**EXERCISE**
Your task is to repeat the lines below exactly, excluding any pictures they contain.

**DATASET SECTION**

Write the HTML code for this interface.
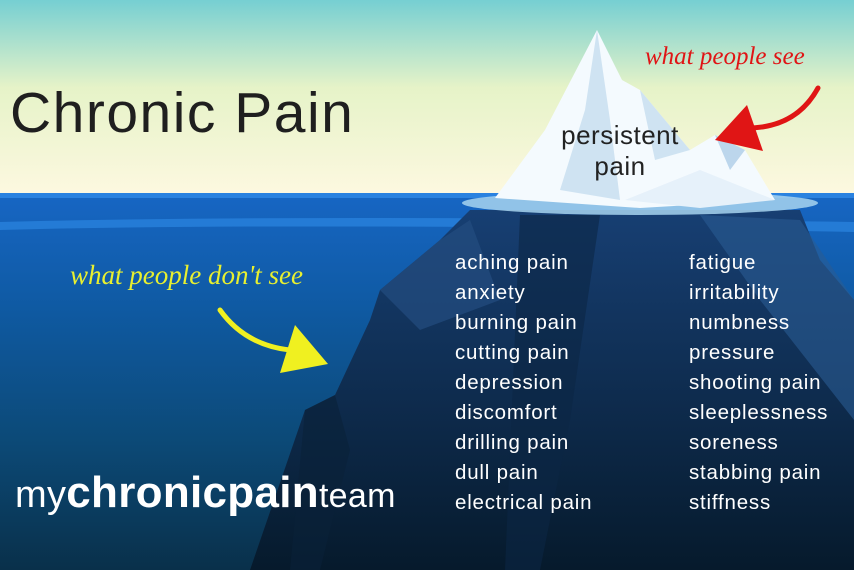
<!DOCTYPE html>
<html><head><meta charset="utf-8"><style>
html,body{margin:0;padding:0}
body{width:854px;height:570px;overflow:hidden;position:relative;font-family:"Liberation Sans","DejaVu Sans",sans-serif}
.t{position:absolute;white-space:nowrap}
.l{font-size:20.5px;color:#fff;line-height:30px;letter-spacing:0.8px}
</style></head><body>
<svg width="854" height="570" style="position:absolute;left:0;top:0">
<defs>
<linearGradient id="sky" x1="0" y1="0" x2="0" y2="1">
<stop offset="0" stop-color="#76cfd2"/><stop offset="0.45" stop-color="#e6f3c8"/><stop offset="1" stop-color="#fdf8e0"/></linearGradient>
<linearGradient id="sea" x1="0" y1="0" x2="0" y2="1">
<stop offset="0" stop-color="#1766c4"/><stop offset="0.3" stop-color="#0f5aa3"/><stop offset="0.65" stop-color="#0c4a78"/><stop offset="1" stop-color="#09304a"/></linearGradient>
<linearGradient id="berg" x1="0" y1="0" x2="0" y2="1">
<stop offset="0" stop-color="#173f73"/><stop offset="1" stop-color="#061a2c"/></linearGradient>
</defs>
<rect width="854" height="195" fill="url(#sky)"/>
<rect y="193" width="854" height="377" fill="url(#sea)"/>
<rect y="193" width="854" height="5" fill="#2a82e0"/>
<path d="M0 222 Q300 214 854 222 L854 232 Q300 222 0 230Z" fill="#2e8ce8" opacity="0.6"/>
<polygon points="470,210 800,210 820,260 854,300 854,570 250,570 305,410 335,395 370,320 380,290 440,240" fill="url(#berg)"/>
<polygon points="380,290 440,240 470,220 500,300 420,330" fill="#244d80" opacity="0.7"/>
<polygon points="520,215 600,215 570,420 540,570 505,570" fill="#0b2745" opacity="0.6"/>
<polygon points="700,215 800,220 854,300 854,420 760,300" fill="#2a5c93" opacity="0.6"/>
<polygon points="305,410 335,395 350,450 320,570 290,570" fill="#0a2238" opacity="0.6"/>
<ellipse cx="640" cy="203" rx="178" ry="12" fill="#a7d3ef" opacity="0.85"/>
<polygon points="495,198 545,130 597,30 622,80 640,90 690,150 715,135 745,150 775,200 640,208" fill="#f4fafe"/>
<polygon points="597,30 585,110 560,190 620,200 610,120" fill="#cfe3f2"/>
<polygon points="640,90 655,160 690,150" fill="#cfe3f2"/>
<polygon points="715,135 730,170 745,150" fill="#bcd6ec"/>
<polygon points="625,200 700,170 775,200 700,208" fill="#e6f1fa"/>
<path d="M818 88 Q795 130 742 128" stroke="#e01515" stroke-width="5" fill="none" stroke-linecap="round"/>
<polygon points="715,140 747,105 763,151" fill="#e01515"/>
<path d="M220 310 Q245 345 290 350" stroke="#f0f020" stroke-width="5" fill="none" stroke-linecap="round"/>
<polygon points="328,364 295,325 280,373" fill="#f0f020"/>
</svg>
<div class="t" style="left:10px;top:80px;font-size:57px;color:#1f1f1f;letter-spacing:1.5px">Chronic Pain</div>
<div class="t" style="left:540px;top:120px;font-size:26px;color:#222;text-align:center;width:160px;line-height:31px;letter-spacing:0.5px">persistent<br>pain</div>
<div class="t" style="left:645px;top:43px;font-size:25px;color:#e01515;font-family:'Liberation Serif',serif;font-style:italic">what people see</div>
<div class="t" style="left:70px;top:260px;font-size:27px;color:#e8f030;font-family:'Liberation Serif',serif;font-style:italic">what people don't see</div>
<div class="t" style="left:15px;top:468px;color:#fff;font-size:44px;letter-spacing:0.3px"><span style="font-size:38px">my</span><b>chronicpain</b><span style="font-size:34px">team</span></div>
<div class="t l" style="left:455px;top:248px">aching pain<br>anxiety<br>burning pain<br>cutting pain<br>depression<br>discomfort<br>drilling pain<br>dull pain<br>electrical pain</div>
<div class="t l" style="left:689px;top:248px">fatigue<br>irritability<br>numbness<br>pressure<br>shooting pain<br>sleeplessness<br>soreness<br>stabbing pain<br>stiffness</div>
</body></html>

**ANSWER TO THE PROBLEM**
Write the HTML code for this interface.
<!DOCTYPE html>
<html><head><meta charset="utf-8"><style>
html,body{margin:0;padding:0}
body{width:854px;height:570px;overflow:hidden;position:relative;font-family:"Liberation Sans","DejaVu Sans",sans-serif}
.t{position:absolute;white-space:nowrap}
.l{font-size:20.5px;color:#fff;line-height:30px;letter-spacing:0.8px}
</style></head><body>
<svg width="854" height="570" style="position:absolute;left:0;top:0">
<defs>
<linearGradient id="sky" x1="0" y1="0" x2="0" y2="1">
<stop offset="0" stop-color="#76cfd2"/><stop offset="0.45" stop-color="#e6f3c8"/><stop offset="1" stop-color="#fdf8e0"/></linearGradient>
<linearGradient id="sea" x1="0" y1="0" x2="0" y2="1">
<stop offset="0" stop-color="#1766c4"/><stop offset="0.3" stop-color="#0f5aa3"/><stop offset="0.65" stop-color="#0c4a78"/><stop offset="1" stop-color="#09304a"/></linearGradient>
<linearGradient id="berg" x1="0" y1="0" x2="0" y2="1">
<stop offset="0" stop-color="#173f73"/><stop offset="1" stop-color="#061a2c"/></linearGradient>
</defs>
<rect width="854" height="195" fill="url(#sky)"/>
<rect y="193" width="854" height="377" fill="url(#sea)"/>
<rect y="193" width="854" height="5" fill="#2a82e0"/>
<path d="M0 222 Q300 214 854 222 L854 232 Q300 222 0 230Z" fill="#2e8ce8" opacity="0.6"/>
<polygon points="470,210 800,210 820,260 854,300 854,570 250,570 305,410 335,395 370,320 380,290 440,240" fill="url(#berg)"/>
<polygon points="380,290 440,240 470,220 500,300 420,330" fill="#244d80" opacity="0.7"/>
<polygon points="520,215 600,215 570,420 540,570 505,570" fill="#0b2745" opacity="0.6"/>
<polygon points="700,215 800,220 854,300 854,420 760,300" fill="#2a5c93" opacity="0.6"/>
<polygon points="305,410 335,395 350,450 320,570 290,570" fill="#0a2238" opacity="0.6"/>
<ellipse cx="640" cy="203" rx="178" ry="12" fill="#a7d3ef" opacity="0.85"/>
<polygon points="495,198 545,130 597,30 622,80 640,90 690,150 715,135 745,150 775,200 640,208" fill="#f4fafe"/>
<polygon points="597,30 585,110 560,190 620,200 610,120" fill="#cfe3f2"/>
<polygon points="640,90 655,160 690,150" fill="#cfe3f2"/>
<polygon points="715,135 730,170 745,150" fill="#bcd6ec"/>
<polygon points="625,200 700,170 775,200 700,208" fill="#e6f1fa"/>
<path d="M818 88 Q795 130 742 128" stroke="#e01515" stroke-width="5" fill="none" stroke-linecap="round"/>
<polygon points="715,140 747,105 763,151" fill="#e01515"/>
<path d="M220 310 Q245 345 290 350" stroke="#f0f020" stroke-width="5" fill="none" stroke-linecap="round"/>
<polygon points="328,364 295,325 280,373" fill="#f0f020"/>
</svg>
<div class="t" style="left:10px;top:80px;font-size:57px;color:#1f1f1f;letter-spacing:1.5px">Chronic Pain</div>
<div class="t" style="left:540px;top:120px;font-size:26px;color:#222;text-align:center;width:160px;line-height:31px;letter-spacing:0.5px">persistent<br>pain</div>
<div class="t" style="left:645px;top:43px;font-size:25px;color:#e01515;font-family:'Liberation Serif',serif;font-style:italic">what people see</div>
<div class="t" style="left:70px;top:260px;font-size:27px;color:#e8f030;font-family:'Liberation Serif',serif;font-style:italic">what people don't see</div>
<div class="t" style="left:15px;top:468px;color:#fff;font-size:44px;letter-spacing:0.3px"><span style="font-size:38px">my</span><b>chronicpain</b><span style="font-size:34px">team</span></div>
<div class="t l" style="left:455px;top:248px">aching pain<br>anxiety<br>burning pain<br>cutting pain<br>depression<br>discomfort<br>drilling pain<br>dull pain<br>electrical pain</div>
<div class="t l" style="left:689px;top:248px">fatigue<br>irritability<br>numbness<br>pressure<br>shooting pain<br>sleeplessness<br>soreness<br>stabbing pain<br>stiffness</div>
</body></html>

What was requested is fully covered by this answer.